In this section of CRISPR Made Simple, learn about genes and DNA.
Genes are made out of DNA and have instructions for making proteins. Gene variants help determine our unique traits, but some can also lead to disease. Scientists can edit genes using CRISPR.
Trait, DNA, gene, protein, heredity, genome, gene variant, genetic disease
How did the elephant get its trunk?
Why are different organisms the way they are? How do they get their unique traits? How did the elephant get its mighty trunk? Why are some roses red and others yellow?

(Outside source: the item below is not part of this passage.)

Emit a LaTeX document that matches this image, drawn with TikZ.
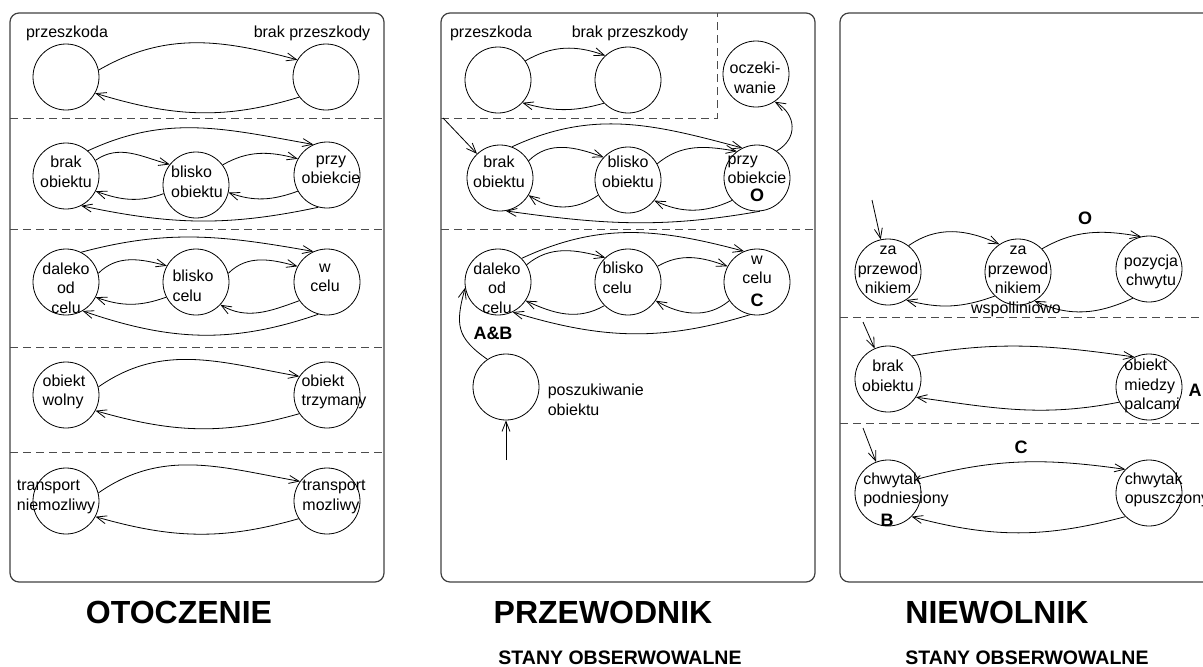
\documentclass[tikz,border=0pt]{standalone}
\usepackage{fontspec}
\setmainfont{Liberation Sans}
\usetikzlibrary{arrows.meta}
\newcommand{\fs}{\fontsize{16}{19.5}\selectfont}
\newcommand{\fb}{\fontsize{18}{21}\selectfont\bfseries}

\begin{document}
\begin{tikzpicture}[x=1pt,y=-1pt,line width=.8pt,
  st/.style={circle,draw,minimum size=66pt,inner sep=0pt},
  lab/.style={font=\fs,align=center,inner sep=0pt},
  labl/.style={font=\fs,align=left,inner sep=0pt},
  big/.style={font=\fb,inner sep=0pt},
  tr/.style={-{Straight Barb[length=10pt,width=8pt]}},
  panel/.style={draw=black!75,line width=1.2pt,rounded corners=9pt},
  sep/.style={draw=black!70,dash pattern=on 8pt off 5pt},
  title/.style={font=\fontsize{32}{38}\selectfont\bfseries,anchor=base},
  sub/.style={font=\fontsize{19.5}{23}\selectfont\bfseries,anchor=base}]
\useasboundingbox (0,0) rectangle (1203,667);
\clip (0,0) rectangle (1203,667);

\draw[panel] (10,13) rectangle (384,582);
\draw[panel] (441,13) rectangle (815,582);
\draw[panel] (840,13) rectangle (1230,582);
\draw[sep] (10,118) -- (384,118);
\draw[sep] (10,229) -- (384,229);
\draw[sep] (10,347) -- (384,347);
\draw[sep] (10,452) -- (384,452);
\draw[sep] (441,118) -- (717,118) -- (717,13);
\draw[sep] (441,229) -- (815,229);
\draw[sep] (840,317) -- (1210,317);
\draw[sep] (840,423) -- (1210,423);

% otoczenie
\node[st,label={[lab,xshift=1pt,yshift=44pt]center:przeszkoda}] (L1a) at (66,77) {};
\node[st,label={[lab,xshift=-14pt,yshift=44pt]center:brak przeszkody}] (L1b) at (326,77) {};
\draw[tr] (L1a.12) to[out=30,in=165] (L1b.149);
\draw[tr] (L1b.217) to[out=197,in=-17] (L1a.331);

\node[st,label={[lab,yshift=4pt]center:{brak\\obiektu}}] (Lba) at (66,176) {};
\node[st,label={[labl,xshift=1pt,yshift=3pt]center:{blisko\\obiektu}}] (Lbb) at (196,185) {};
\node[st,label={[lab,xshift=4pt,yshift=5pt]center:{przy\\obiekcie}}] (Lbc) at (327,175) {};
\draw[tr] (Lba.28) to[out=35,in=165] (Lbb.142);
\draw[tr] (Lbb.195) to[out=200,in=-20] (Lba.333);
\draw[tr] (Lbb.37) to[out=30,in=165] (Lbc.151);
\draw[tr] (Lbc.209) to[out=200,in=-20] (Lbb.347);
\draw[tr] (Lba.49) to[out=25,in=170] (Lbc.114);
\draw[tr] (Lbc.255) to[out=192,in=-12] (Lba.297);

\node[st,label={[lab,yshift=-6pt]center:{daleko\\od\\celu}}] (Lca) at (66,282) {};
\node[st,label={[labl,xshift=-3pt,yshift=-4pt]center:{blisko\\celu}}] (Lcb) at (196,282) {};
\node[st,label={[lab,xshift=-2pt,yshift=4pt]center:{w\\celu}}] (Lcc) at (327,282) {};
\draw[tr] (Lca.15) to[out=45,in=165] (Lcb.151);
\draw[tr] (Lcb.207) to[out=200,in=-20] (Lca.333);
\draw[tr] (Lcb.15) to[out=45,in=165] (Lcc.152);
\draw[tr] (Lcc.214) to[out=200,in=-30] (Lcb.317);
\draw[tr] (Lca.63) to[out=15,in=170] (Lcc.114);
\draw[tr] (Lcc.255) to[out=199,in=-19] (Lca.300);

\node[st,label={[labl,xshift=-2pt,yshift=3pt]center:{obiekt\\wolny}}] (Lda) at (66,395) {};
\node[st,label={[labl,xshift=7pt,yshift=3pt]center:{obiekt\\trzymany}}] (Ldb) at (327,395) {};
\draw[tr] (Lda.14) to[out=35,in=170] (Ldb.146);
\draw[tr] (Ldb.214) to[out=196,in=-16] (Lda.332);

\node[st,label={[labl,xshift=-10pt,yshift=4pt]center:{transport\\niemozliwy}}] (Lea) at (66,501) {};
\node[st,label={[labl,xshift=7pt,yshift=4pt]center:{transport\\mozliwy}}] (Leb) at (327,501) {};
\draw[tr] (Lea.14) to[out=35,in=170] (Leb.144);
\draw[tr] (Leb.212) to[out=196,in=-16] (Lea.332);

% przewodnik
\node[st,label={[lab,xshift=-7pt,yshift=47pt]center:przeszkoda}] (Ma) at (498,80) {};
\node[st,label={[lab,xshift=2pt,yshift=47pt]center:brak przeszkody}] (Mb) at (628,80) {};
\node[st,label={[lab,xshift=-1pt,yshift=-4pt]center:{oczeki-\\wanie}}] (Mo) at (756,74) {};
\draw[tr] (Ma.35) to[out=30,in=160] (Mb.133);
\draw[tr] (Mb.224) to[out=196,in=-16] (Ma.317);

\coordinate (mb0) at (443,118);
\node[st,label={[lab,xshift=-1pt,yshift=6pt]center:{brak\\obiektu}}] (Mba) at (500,178) {};
\node[st,label={[lab,yshift=8pt]center:{blisko\\obiektu}}] (Mbb) at (628,180) {};
\node[st,label={[labl,yshift=8pt]center:{przy\\obiekcie}},
  label={[big,yshift=-17pt]center:O}] (Mbc) at (757,178) {};
\draw[tr] (mb0) -- (Mba);
\draw[tr] (Mba.31) to[out=45,in=160] (Mbb.137);
\draw[tr] (Mbb.207) to[out=215,in=-35] (Mba.329);
\draw[tr] (Mbb.29) to[out=40,in=170] (Mbc.127);
\draw[tr] (Mbc.222) to[out=205,in=-25] (Mbb.322);
\draw[tr] (Mba.69) to[out=25,in=165] (Mbc.116);
\draw[tr] (Mbc.275) to[out=190,in=-8] (Mba.280);
\draw[tr] (Mbc.54) to[out=30,in=-30,looseness=1.3] (Mo.-56);

\node[st,label={[lab,xshift=-1pt,yshift=-6pt]center:{daleko\\od\\celu}}] (Mca) at (498,282) {};
\node[st,label={[labl,xshift=-5pt,yshift=4pt]center:{blisko\\celu}}] (Mcb) at (628,282) {};
\node[st,label={[lab,yshift=12pt]center:{w\\celu}},
  label={[big,yshift=-18pt]center:C}] (Mcc) at (757,282) {};
\draw[tr] (Mca.31) to[out=40,in=165] (Mcb.133);
\draw[tr] (Mcb.225) to[out=210,in=-25] (Mca.326);
\draw[tr] (Mcb.28) to[out=30,in=160] (Mcc.152);
\draw[tr] (Mcc.214) to[out=220,in=-30] (Mcb.326);
\draw[tr] (Mca.45) to[out=25,in=165] (Mcc.113);
\draw[tr] (Mcc.258) to[out=197,in=-17] (Mca.296);

\coordinate (mp0) at (506,460);
\node[st,label={[labl,anchor=west,xshift=8pt,yshift=-13pt]right:{poszukiwanie\\obiektu}},
  label={[big,xshift=-13pt,yshift=54pt]center:A\&B}] (Mp) at (506,387) {};
\draw[tr] (mp0) -- (Mp);
\draw[tr] (Mp.124) to[out=145,in=255,looseness=1.3] (Mca.190);

% niewolnik
\coordinate (ra0) at (872,200);
\node[st,label={[lab,yshift=2pt]center:{za\\przewod\\nikiem}}] (Ra) at (888,272) {};
\node[st,label={[lab,yshift=2pt]center:{za\\przewod\\nikiem}},
  label={[lab,xshift=-2pt,yshift=-37pt]center:wspolliniowo}] (Rb) at (1018,272) {};
\node[st,label={[lab,xshift=2pt,yshift=-3pt]center:{pozycja\\chwytu}}] (Rc) at (1149,269) {};
\draw[tr] (ra0) -- (Ra);
\draw[tr] (Ra.52) to[out=35,in=155] (Rb.124);
\draw[tr] (Rb.226) to[out=200,in=-15] (Ra.303);
\draw[tr] (Rb.44) to[out=30,in=170] node[big,pos=.45,above=8pt] {O} (Rc.104);
\draw[tr] (Rc.241) to[out=205,in=-25] (Rb.300);

\coordinate (rb0) at (863,322);
\node[st,label={[lab,yshift=3pt]center:{brak\\obiektu}}] (Rba) at (888,379) {};
\node[st,label={[labl,xshift=3pt,yshift=1pt]center:{obiekt\\miedzy\\palcami}},
  label={[big,xshift=46pt,yshift=-3pt]center:A}] (Rbb) at (1149,387) {};
\draw[tr] (rb0) -- (Rba);
\draw[tr] (Rba.44) to[out=10,in=172] (Rbb.116);
\draw[tr] (Rbb.207) to[out=191,in=-8] (Rba.327);

\coordinate (rc0) at (863,428);
\node[st,label={[labl,xshift=18pt,yshift=3pt]center:{chwytak\\podniesiony}},
  label={[big,xshift=-1pt,yshift=-27pt]center:B}] (Rca) at (888,493) {};
\node[st,label={[labl,xshift=18pt,yshift=3pt]center:{chwytak\\opuszczony}}] (Rcb) at (1149,493) {};
\draw[tr] (rc0) -- (Rca);
\draw[tr] (Rca.25) to[out=15,in=172] node[big,above=8pt] {C} (Rcb.135);
\draw[tr] (Rcb.225) to[out=195,in=-15] (Rca.315);

\node[title] (tot) at (179,623) {OTOCZENIE};
\node[title] (tprz) at (603,623) {PRZEWODNIK};
\node[title] (tniew) at (997,623) {NIEWOLNIK};
\node[sub] (sprz) at (620,664) {STANY OBSERWOWALNE};
\node[sub] (sniew) at (1027,664) {STANY OBSERWOWALNE};
\end{tikzpicture}
\end{document}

Many traits are shaped by the environment and what the organism experiences. A saguaro cactus needs plenty of sun to grow big. Flamingos won’t turn pink unless they eat lots of little pink shrimp! Traits are also shaped by DNA and genes.
What is DNA?
Remember that organisms are made of billions of microscopic cells. DNA is the instruction manual that tells each cell what to do. DNA is built out of four different kinds of pieces. They are represented by the letters A, T, C, and G. The letters are linked together to form DNA strands, which twist into a shape called a double helix.
What are genes?
A gene is a piece of DNA that includes instructions to make a protein. Proteins are like little machines that do most of the work in the cell. They also help give cells their shape and structure. The length and letter sequence of DNA is the code that determines the size, shape, and job of a protein.
You get one copy of every gene from each of your biological parents. That means you have two copies of every gene. Genes are sometimes called, “the unit of heredity.” Heredity means passed from parents to children. A gene is a single piece of biological information that we get from our biological parents. The complete set of genes that an organism has is called a genome.
Organisms of the same species share the same basic genes. But organisms sometimes have different versions, or variants, of a gene. Gene variants are changes in some of the DNA letters of a gene. For instance, every person has genes that make them grow hair! But we have gene variants — a few changes in the DNA letters — that make our hair black, brown, red, or blond.
Our unique combination of gene variants is part of what makes us who we are! Many gene variants are harmless, but some can cause diseases. Diseases caused by harmful gene variants are called genetic diseases.
What is gene editing?
You may have heard the term “gene editing” or "genome editing" on the news or in science class. But what does it mean? Editing means making a change. You can think of a gene as a long string of DNA letters. Editing means taking out, adding, or changing letters, like you do when you are typing on a computer, mobile phone, or tablet. Since the DNA letters of genes control traits, a scientist can change the traits of an organism by editing its genes.
There are many reasons why a scientist might want to edit an organism’s DNA:
- Research: scientists can learn about what jobs a gene does by making changes and seeing what happens
- Health: editing genes can help treat diseases
- Farming and food: editing genes could help us grow more food or help crops fight diseases
Recently, scientists discovered a game-changing new tool for gene editing. Read all about CRISPR (pronounced “crisper”) in the next section!
Inside of every cell there are instructions for making the unique traits of each organism. An instruction for a single protein is called a gene. Genes are made of DNA. DNA has four building blocks that come together to form a double helix. Genes are passed down from parents to children. This is called heredity. A genome is the full set of genes an organism has. Sometimes genes have small changes in their DNA that are called gene variants. Scientists can make changes, or edits, to genes on purpose by changing DNA. Gene editing can be used to study what genes do, treat diseases, or help farmers grow more food. CRISPR is an important tool for gene editing.